10Damit sind auch die Voraussetzungen für Kündigung des Abschlussvertrages nach § 314 BGB gegeben. Die in Bezug auf eine einstweilige Verfügung abgegebene Abschlusserklärung bedarf der (stillschweigenden) Annahme, in rechtlicher Hinsicht handelt es sich um einen Abschlussvertrag (Ahrens/Ahrens, Der Wettbewerbsprozess, 7. Aufl., Kap. 58 Rnrn. 32 ff). Der Wegfall des dem vertraglich vereinbarten Verbot zugrunde liegenden gesetzlichen Unterlassungsanspruchs einen wichtigen Grund, der die Kündigung des Unterlassungsvertrags wegen Unzumutbarkeit der Vertragsfortsetzung rechtfertigt. Maßgeblich dafür ist, dass der Schuldner in einem solchen Fall die Zwangsvollstreckung aus einem entsprechenden gerichtlichen Titel im Wege einer Vollstreckungsabwehrklage nach § 767 ZPO für unzulässig erklären lassen kann.
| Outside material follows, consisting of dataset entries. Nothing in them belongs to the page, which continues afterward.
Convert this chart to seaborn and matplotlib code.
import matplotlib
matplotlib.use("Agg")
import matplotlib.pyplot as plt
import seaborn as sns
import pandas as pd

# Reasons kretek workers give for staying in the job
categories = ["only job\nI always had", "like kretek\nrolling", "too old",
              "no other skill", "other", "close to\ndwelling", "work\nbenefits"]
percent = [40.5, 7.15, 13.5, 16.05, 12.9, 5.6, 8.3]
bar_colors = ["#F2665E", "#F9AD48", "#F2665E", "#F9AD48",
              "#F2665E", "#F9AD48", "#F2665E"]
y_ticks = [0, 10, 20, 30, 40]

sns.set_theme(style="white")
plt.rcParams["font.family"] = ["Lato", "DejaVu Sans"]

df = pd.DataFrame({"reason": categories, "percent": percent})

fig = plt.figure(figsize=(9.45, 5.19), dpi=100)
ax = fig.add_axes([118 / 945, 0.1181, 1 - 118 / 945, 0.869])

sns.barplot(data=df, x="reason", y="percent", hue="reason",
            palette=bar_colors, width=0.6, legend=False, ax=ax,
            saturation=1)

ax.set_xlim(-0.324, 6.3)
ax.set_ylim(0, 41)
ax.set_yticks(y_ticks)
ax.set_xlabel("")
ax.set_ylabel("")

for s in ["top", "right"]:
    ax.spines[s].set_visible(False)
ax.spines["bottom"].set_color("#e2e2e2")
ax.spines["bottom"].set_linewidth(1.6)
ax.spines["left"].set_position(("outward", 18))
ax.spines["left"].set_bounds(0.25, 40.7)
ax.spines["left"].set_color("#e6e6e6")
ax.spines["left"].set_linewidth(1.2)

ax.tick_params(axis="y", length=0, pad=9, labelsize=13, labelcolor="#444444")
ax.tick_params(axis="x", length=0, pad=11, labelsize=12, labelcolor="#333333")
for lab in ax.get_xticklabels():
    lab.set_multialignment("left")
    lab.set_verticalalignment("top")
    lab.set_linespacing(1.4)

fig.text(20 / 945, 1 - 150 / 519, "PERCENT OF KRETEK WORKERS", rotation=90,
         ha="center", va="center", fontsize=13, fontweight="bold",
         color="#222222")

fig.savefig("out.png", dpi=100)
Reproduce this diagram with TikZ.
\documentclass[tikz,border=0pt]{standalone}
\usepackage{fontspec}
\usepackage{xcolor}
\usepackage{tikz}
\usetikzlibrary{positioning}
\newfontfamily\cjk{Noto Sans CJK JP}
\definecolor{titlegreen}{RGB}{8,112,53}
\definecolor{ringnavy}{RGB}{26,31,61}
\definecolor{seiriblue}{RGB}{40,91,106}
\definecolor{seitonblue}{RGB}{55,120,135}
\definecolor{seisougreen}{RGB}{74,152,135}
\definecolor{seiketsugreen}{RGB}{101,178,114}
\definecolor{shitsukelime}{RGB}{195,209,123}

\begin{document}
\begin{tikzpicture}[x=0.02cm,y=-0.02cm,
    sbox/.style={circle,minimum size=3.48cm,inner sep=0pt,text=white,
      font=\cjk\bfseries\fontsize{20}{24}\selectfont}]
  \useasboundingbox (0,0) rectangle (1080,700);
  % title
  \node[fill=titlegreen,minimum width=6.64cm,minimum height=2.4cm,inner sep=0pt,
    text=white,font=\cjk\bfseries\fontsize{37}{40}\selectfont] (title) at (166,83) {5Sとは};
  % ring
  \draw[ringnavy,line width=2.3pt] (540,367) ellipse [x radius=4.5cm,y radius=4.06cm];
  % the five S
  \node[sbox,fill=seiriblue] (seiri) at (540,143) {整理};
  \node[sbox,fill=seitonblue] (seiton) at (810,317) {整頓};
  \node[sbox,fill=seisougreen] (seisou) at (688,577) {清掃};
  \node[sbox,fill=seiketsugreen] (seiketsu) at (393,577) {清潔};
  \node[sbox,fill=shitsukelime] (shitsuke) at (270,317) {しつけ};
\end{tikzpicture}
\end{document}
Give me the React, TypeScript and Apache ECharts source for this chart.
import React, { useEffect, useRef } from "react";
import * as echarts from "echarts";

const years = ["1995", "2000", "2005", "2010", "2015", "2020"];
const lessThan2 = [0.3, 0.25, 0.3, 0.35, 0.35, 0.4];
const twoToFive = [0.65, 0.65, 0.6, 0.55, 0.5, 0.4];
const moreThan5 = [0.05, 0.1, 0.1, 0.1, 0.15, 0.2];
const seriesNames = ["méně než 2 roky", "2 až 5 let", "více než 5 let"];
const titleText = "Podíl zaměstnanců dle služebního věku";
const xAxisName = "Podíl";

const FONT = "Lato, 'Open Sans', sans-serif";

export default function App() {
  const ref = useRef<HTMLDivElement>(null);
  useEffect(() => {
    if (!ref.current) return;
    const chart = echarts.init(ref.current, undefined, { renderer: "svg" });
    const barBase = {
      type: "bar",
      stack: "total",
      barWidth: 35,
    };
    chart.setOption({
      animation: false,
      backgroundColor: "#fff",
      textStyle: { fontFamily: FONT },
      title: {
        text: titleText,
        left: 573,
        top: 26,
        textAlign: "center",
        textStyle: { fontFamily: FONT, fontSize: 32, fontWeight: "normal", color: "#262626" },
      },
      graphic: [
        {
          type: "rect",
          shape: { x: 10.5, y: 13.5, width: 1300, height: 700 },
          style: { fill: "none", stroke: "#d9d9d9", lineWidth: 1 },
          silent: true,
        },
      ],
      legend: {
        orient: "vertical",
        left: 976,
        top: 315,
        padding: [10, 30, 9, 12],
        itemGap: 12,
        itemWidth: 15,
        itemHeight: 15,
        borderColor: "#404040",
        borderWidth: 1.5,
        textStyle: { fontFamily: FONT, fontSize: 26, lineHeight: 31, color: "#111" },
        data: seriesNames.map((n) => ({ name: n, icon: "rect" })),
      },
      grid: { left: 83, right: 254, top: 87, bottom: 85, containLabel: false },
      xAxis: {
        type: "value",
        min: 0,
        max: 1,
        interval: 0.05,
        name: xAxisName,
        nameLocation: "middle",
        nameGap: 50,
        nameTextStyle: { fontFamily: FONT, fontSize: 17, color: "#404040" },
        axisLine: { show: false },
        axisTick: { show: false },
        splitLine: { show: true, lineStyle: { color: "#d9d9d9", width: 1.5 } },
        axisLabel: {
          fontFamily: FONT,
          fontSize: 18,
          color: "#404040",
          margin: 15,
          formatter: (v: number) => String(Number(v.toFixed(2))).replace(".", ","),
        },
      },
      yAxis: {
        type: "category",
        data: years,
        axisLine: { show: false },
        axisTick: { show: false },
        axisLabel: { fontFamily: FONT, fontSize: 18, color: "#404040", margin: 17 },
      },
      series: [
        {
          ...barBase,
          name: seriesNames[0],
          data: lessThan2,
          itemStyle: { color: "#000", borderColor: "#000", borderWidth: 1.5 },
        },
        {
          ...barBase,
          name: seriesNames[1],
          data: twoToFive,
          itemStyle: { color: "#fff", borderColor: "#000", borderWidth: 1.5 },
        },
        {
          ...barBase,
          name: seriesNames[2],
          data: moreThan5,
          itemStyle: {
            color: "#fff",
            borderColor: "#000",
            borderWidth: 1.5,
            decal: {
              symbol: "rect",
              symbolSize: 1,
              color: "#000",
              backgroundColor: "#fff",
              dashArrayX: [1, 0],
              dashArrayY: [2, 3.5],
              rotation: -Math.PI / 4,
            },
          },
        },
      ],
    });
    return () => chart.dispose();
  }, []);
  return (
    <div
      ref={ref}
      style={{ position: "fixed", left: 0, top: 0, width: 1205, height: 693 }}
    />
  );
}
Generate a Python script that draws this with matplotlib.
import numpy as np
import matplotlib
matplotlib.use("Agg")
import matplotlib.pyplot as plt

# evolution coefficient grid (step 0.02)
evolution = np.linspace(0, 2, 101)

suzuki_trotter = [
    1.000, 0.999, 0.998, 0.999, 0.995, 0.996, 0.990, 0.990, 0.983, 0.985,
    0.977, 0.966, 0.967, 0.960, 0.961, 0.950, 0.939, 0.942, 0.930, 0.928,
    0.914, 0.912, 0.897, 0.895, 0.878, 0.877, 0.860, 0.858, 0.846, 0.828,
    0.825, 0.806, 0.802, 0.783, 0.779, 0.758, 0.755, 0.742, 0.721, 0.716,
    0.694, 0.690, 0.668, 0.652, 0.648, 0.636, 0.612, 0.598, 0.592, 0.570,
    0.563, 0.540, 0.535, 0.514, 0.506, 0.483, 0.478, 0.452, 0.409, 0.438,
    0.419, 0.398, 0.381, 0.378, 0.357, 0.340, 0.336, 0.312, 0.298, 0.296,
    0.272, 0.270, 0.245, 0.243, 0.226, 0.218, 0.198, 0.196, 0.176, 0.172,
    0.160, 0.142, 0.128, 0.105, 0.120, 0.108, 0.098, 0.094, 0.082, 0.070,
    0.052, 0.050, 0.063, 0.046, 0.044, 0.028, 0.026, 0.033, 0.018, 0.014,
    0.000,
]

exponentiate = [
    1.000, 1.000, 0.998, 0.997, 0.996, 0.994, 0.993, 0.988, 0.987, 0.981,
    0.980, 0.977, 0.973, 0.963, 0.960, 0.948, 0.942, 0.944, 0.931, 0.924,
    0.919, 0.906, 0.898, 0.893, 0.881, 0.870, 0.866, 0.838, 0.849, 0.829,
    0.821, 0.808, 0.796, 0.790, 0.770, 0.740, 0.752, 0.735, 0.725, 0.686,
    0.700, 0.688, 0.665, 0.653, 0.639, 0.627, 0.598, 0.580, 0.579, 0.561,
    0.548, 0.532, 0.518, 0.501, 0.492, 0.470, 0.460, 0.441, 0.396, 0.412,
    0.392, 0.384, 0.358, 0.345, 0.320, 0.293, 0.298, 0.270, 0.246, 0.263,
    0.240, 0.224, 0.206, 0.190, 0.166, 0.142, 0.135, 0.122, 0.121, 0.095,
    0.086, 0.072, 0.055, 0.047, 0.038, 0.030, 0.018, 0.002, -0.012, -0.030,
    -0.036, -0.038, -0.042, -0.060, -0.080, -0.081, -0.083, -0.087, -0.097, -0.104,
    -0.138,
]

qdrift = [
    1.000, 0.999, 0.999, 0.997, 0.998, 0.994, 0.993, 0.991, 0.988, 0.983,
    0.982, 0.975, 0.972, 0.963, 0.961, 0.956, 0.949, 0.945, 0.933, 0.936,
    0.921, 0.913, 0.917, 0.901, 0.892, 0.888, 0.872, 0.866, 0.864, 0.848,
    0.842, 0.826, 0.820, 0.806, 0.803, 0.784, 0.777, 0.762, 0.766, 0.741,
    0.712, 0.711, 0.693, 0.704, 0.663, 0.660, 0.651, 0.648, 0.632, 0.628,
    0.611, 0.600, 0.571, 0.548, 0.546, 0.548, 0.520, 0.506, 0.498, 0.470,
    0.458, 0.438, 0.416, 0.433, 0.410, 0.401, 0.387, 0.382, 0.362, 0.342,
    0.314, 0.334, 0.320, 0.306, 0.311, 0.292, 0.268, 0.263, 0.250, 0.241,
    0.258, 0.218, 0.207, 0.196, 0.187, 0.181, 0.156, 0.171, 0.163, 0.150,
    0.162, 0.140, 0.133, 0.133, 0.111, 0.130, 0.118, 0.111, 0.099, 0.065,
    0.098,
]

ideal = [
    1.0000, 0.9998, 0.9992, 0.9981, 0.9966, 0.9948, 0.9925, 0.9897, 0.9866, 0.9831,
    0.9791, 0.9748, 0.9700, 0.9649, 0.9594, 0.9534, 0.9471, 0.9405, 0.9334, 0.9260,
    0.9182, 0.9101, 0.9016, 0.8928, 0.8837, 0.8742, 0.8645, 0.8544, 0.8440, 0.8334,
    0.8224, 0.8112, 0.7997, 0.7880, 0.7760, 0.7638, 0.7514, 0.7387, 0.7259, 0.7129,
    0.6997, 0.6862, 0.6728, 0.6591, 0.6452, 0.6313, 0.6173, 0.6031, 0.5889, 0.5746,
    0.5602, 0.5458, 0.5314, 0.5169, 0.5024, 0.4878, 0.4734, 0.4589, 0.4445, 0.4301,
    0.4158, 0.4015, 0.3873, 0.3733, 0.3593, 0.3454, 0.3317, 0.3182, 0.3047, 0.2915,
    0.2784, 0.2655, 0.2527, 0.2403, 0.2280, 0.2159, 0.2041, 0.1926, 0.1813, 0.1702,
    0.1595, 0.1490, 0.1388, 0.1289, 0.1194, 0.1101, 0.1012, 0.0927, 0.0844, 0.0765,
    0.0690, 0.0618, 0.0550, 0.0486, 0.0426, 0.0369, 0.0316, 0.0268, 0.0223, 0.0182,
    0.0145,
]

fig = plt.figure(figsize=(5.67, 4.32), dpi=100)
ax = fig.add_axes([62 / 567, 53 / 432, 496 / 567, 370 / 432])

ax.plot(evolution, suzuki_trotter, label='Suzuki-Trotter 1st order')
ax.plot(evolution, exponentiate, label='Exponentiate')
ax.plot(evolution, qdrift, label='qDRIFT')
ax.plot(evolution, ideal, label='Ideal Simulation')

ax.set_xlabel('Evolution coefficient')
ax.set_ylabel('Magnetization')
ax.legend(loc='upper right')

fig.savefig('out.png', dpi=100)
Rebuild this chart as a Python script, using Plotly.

Der Gläubiger hat an der Fortsetzung des Unterlassungsvertrags kein schützenswertes Interesse mehr, wenn ein entsprechender Unterlassungstitel mit der Vollstreckungsabwehrklage aus der Welt geschafft werden könnte (BGH, GRUR 2014, 797 Rn. 24 - Fishtailparka).
11Neben den Erfolgsaussichten des von der X. SpA eingeleiteten Verfahrens auf Erklärung der Nichtigkeit der Klagemarke spricht vorliegend noch ein weiterer Aspekt für eine Einstellung der Zwangsvollstreckung ohne Sicherheitsleistung. Der Geltendmachung der Markenrechte der Klägerin steht auch der vom Beklagten erhobene Nichtbenutzungseinwand entgegen.
12Der Europäische Gerichtshof hat in seinem Urteil „Walzer Traum“ entschieden, dass bei der Prüfung der Ernsthaftigkeit der Benutzung auf die in der Anmeldung angegebenen Waren und nicht auf das tatsächliche Vermarktungskonzept abzustellen ist (GRUR Int. 2014, 956 Rn. 43). Danach ist es Sache des Anmelders, seine Anmeldung in Bezug auf die Waren, die er schützen lassen will, zu präzisieren und klarzustellen, ob sich seine Anmeldung auf alle oder nur auf einige der in der alphabetischen Liste der betreffenden Klasse aufgeführten Waren oder Dienstleistungen bezieht (EuGH a. a. O. Rnrn 40, 41). Da die Klägerin die Klagemarke für den Oberbegriff Bekleidungsstücke und nicht für die Untergruppe (Outdoor-)Jacken hat eintragen lassen, muss sich die Beurteilung ihrer Benutzungshandlungen am Bekleidungsmarkt orientieren (vgl. EuGH, a. a. O. Rn. 44). Hieran gemessen dürfte ein Vertrieb von 170 Jacken in zweieinhalb Jahren den Anforderungen an eine ernsthafte Benutzung weder in qualitativer Hinsicht - hierfür ein Vertrieb auch anderer Bekleidungsstücke erforderlich gewesen - noch in quantitativer Hinsicht genügen.
13Zu den Gründen, die eine Vollstreckungsabwehrklage und damit auch eine Kündigung einer Abschlussvereinbarung zu rechtfertigen vermögen, gehört auch, dass ein Handeln auf Grund einer höchstrichterlichen Leitentscheidung nunmehr eindeutig als rechtmäßig zu beurteilen ist (BGH, GRUR 2014, 797 Rn. 24 a. E. - Fishtailparka).
14Im Übrigen datiert die letzte dokumentierte Vertriebshandlung der Klägerin vom 20. März 2010, so dass dem Unterlassungsbegehren der Klägerin jedenfalls nunmehr der Einwand Nichtbenutzung entgegensteht, was ebenfalls einen wichtigen Grund für die Kündigung der Abschlussvereinbarung bildet.
15Der Klägerin ist in der mündlichen Verhandlung zudem Gelegenheit gegeben worden, zu den Fragen einer einstweiligen Einstellung der Zwangsvollstreckung gegen oder ohne Sicherheitsleistungen oder Fortsetzung nur gegen Sicherheitsleistung Stellung zu nehmen. Hierauf hat sie ausdrücklich verzichtet.
16Einer Auseinandersetzung mit den vom Beklagten aufgeworfenen Fragen einer Rechtsmissbräuchlichkeit der Markenanmeldung und der Relevanz des Weitervertriebs durch Dritter gekennzeichneter und in Verkehr gebrachter Waren für die rechtserhaltende Benutzung bedarf es daher nicht mehr.